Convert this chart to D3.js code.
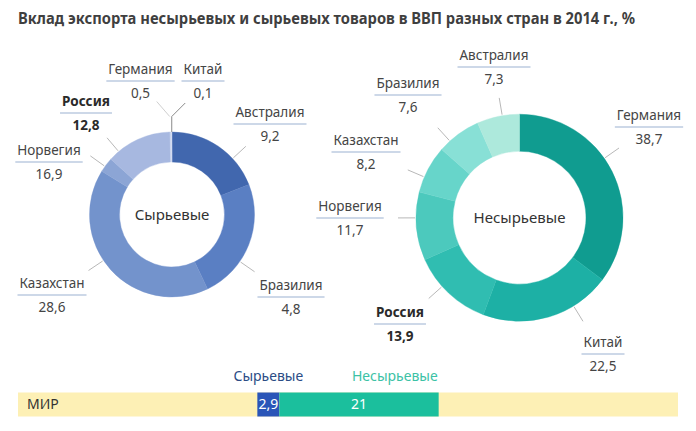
<!DOCTYPE html>
<html><head><meta charset="utf-8">
<script src="https://cdn.jsdelivr.net/npm/d3@7"></script>
<style>
body{margin:0;background:#fff;}
svg text{font-family:"Noto Sans","Open Sans",sans-serif;}
</style>
</head><body>
<svg id="chart" width="696" height="431"></svg>
<script>
// ---------- DATA ----------
const titleText = "Вклад экспорта несырьевых и сырьевых товаров в ВВП разных стран в 2014 г., %";
const highlightCountry = "Россия";

// Raw (сырьевые) exports
const rawCategory = "Сырьевые";
const rawCountries = ["Австралия", "Бразилия", "Казахстан", "Норвегия", "Россия", "Германия", "Китай"];
const rawValues = [9.2, 4.8, 28.6, 16.9, 12.8, 0.5, 0.1];
// ring shares as drawn in the source picture (% of the ring)
const rawArcShare = [19.1, 23.8, 40.9, 2.9, 12.9, 0.3, 0.1];
const rawColors = ["#4167ae", "#5a7fc3", "#7393cc", "#8ca5d5", "#a7b8e0", "#c9d4ee", "#d6ddf2"];

// Non-raw (несырьевые) exports
const nonRawCategory = "Несырьевые";
const nonRawCountries = ["Германия", "Китай", "Россия", "Норвегия", "Казахстан", "Бразилия", "Австралия"];
const nonRawValues = [38.7, 22.5, 13.9, 11.7, 8.2, 7.6, 7.3];
const nonRawColors = ["#109c90", "#1db0a5", "#30bdb1", "#4cc9bd", "#67d5ca", "#88e0d6", "#ade9dc"];

// World bar
const worldLabel = "МИР";
const worldCategories = ["Сырьевые", "Несырьевые"];
const worldValues = [2.9, 21];
const worldColors = ["#2a55b8", "#1bbf9d"];
const worldLabelColors = ["#2b4c85", "#3cc2a6"];

// ---------- LAYOUT ----------
const W = 696, H = 431;
const fmt = v => String(v).replace(".", ",");
const svg = d3.select("#chart");
svg.append("rect").attr("width", W).attr("height", H).attr("fill", "#ffffff");

svg.append("text")
  .attr("x", 18).attr("y", 24)
  .attr("textLength", 617).attr("lengthAdjust", "spacingAndGlyphs")
  .attr("font-size", 16).attr("font-weight", 700).attr("fill", "#3f3f3f")
  .text(titleText);

const leftLayout = {
  cx: 172, cy: 214.5, R: 82.5, r: 52.5,
  labels: {"Австралия": [270, 112], "Бразилия": [291, 285], "Казахстан": [52, 283],
           "Норвегия": [49, 150], "Россия": [86, 101], "Германия": [140.5, 69], "Китай": [203, 69]},
  elbow: {"Китай": "right", "Германия": "left"}
};
const rightLayout = {
  cx: 519.5, cy: 217.7, R: 103.5, r: 66.5,
  labels: {"Германия": [649, 115], "Китай": [603, 342], "Россия": [400, 312], "Норвегия": [350, 206],
           "Казахстан": [366, 140], "Бразилия": [408, 83], "Австралия": [494, 55]},
  elbow: {}
};

function drawDonut(L, countries, values, arcWeights, colors, centerText) {
  const g = svg.append("g");
  const items = countries.map((c, i) => ({country: c, value: values[i], weight: arcWeights[i], color: colors[i]}));
  const pie = d3.pie().sort(null).value(d => d.weight);
  const arcs = pie(items);
  const arc = d3.arc().innerRadius(L.r).outerRadius(L.R);
  const ring = g.append("g").attr("transform", `translate(${L.cx},${L.cy})`);
  ring.selectAll("path").data(arcs).join("path")
    .attr("d", arc).attr("fill", d => d.data.color)
    .attr("stroke", d => d.data.color).attr("stroke-width", 0.4);
  ring.append("text").attr("text-anchor", "middle").attr("dy", "0.35em")
    .attr("font-size", 15).attr("fill", "#333").text(centerText);

  const pt = (a, rad) => [L.cx + rad * Math.sin(a), L.cy - rad * Math.cos(a)];
  const deg = Math.PI / 180;

  arcs.forEach(d => {
    const c = d.data.country;
    const [lx, ly] = L.labels[c];
    const bold = c === highlightCountry;
    const lg = g.append("g");
    const t = lg.append("text").attr("x", lx).attr("y", ly).attr("dy", "0.35em")
      .attr("text-anchor", "middle").attr("font-size", 13.5)
      .attr("font-weight", bold ? 700 : 400).attr("fill", bold ? "#2a2a2a" : "#454545").text(c);
    const bb = t.node().getBBox();
    lg.append("line").attr("x1", bb.x - 2).attr("x2", bb.x + bb.width + 2)
      .attr("y1", ly + 12).attr("y2", ly + 12)
      .attr("stroke", "#bccbe0").attr("stroke-width", 1.5);
    lg.append("text").attr("x", lx).attr("y", ly + 24.5).attr("dy", "0.35em")
      .attr("text-anchor", "middle").attr("font-size", 13.5)
      .attr("font-weight", bold ? 700 : 400).attr("fill", bold ? "#2a2a2a" : "#454545").text(fmt(d.data.value));

    const mid = (d.startAngle + d.endAngle) / 2;
    if (L.elbow[c]) {
      const base = pt(mid, L.R);
      const bend = [base[0], base[1] - 15.5];
      if (L.elbow[c] === "right") {
        g.append("polyline")
          .attr("points", [base, bend, [bend[0] + 13.5, bend[1] - 13.5]].map(p => p.join(",")).join(" "))
          .attr("fill", "none").attr("stroke", "#8a8a8a").attr("stroke-width", 1);
      } else {
        g.append("line").attr("x1", bend[0] - 1).attr("y1", bend[1])
          .attr("x2", bend[0] - 14).attr("y2", bend[1] - 15)
          .attr("stroke", "#cfcfcf").attr("stroke-width", 1);
      }
      return;
    }
    let a = Math.atan2(lx - L.cx, -((ly + 12) - L.cy));
    if (a < 0) a += 2 * Math.PI;
    const m = Math.min(4 * deg, (d.endAngle - d.startAngle) / 2);
    a = Math.max(d.startAngle + m, Math.min(d.endAngle - m, a));
    const p1 = pt(a, L.R + 1), p2 = pt(a, L.R + 18);
    g.append("line").attr("x1", p1[0]).attr("y1", p1[1]).attr("x2", p2[0]).attr("y2", p2[1])
      .attr("stroke", "#b8b8b8").attr("stroke-width", 1);
  });
}

drawDonut(leftLayout, rawCountries, rawValues, rawArcShare, rawColors, rawCategory);
drawDonut(rightLayout, nonRawCountries, nonRawValues, nonRawValues, nonRawColors, nonRawCategory);

// ---------- WORLD BAR ----------
const barTop = 392.5, barH = 24;
const worldAxisMax = 87;
const x = d3.scaleLinear().domain([0, worldAxisMax]).range([18, 678]);
const total = d3.sum(worldValues);
const start0 = (worldAxisMax - total) / 2;
svg.append("rect").attr("x", x(0)).attr("y", barTop).attr("width", x(worldAxisMax) - x(0)).attr("height", barH)
  .attr("fill", "#fdf0b5");
svg.append("text").attr("x", 27).attr("y", barTop + barH / 2).attr("dy", "0.35em")
  .attr("font-size", 14).attr("fill", "#333").text(worldLabel);

let acc = start0;
const segs = worldValues.map((v, i) => { const s = {v, i, x0: acc, x1: acc + v}; acc += v; return s; });
svg.selectAll("rect.seg").data(segs).join("rect").attr("class", "seg")
  .attr("x", d => x(d.x0)).attr("width", d => x(d.x1) - x(d.x0))
  .attr("y", barTop).attr("height", barH).attr("fill", d => worldColors[d.i]);
svg.selectAll("text.segv").data(segs).join("text").attr("class", "segv")
  .attr("x", d => (x(d.x0) + x(d.x1)) / 2).attr("y", barTop + barH / 2).attr("dy", "0.35em")
  .attr("text-anchor", "middle").attr("font-size", 14).attr("fill", "#fff")
  .text(d => fmt(d.v));
svg.selectAll("text.segl").data(segs).join("text").attr("class", "segl")
  .attr("x", d => d.i === 0 ? (x(d.x0) + x(d.x1)) / 2 : x(d.x1) - 1)
  .attr("y", 376).attr("dy", "0.35em")
  .attr("text-anchor", d => d.i === 0 ? "middle" : "end")
  .attr("font-size", 14).attr("fill", d => worldLabelColors[d.i])
  .text(d => worldCategories[d.i]);
</script>
</body></html>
::::::::
▶ Task statement: State the count of lines holding the string "chart" in the listing above, and nothing else.

▶ Solution to this problem: 3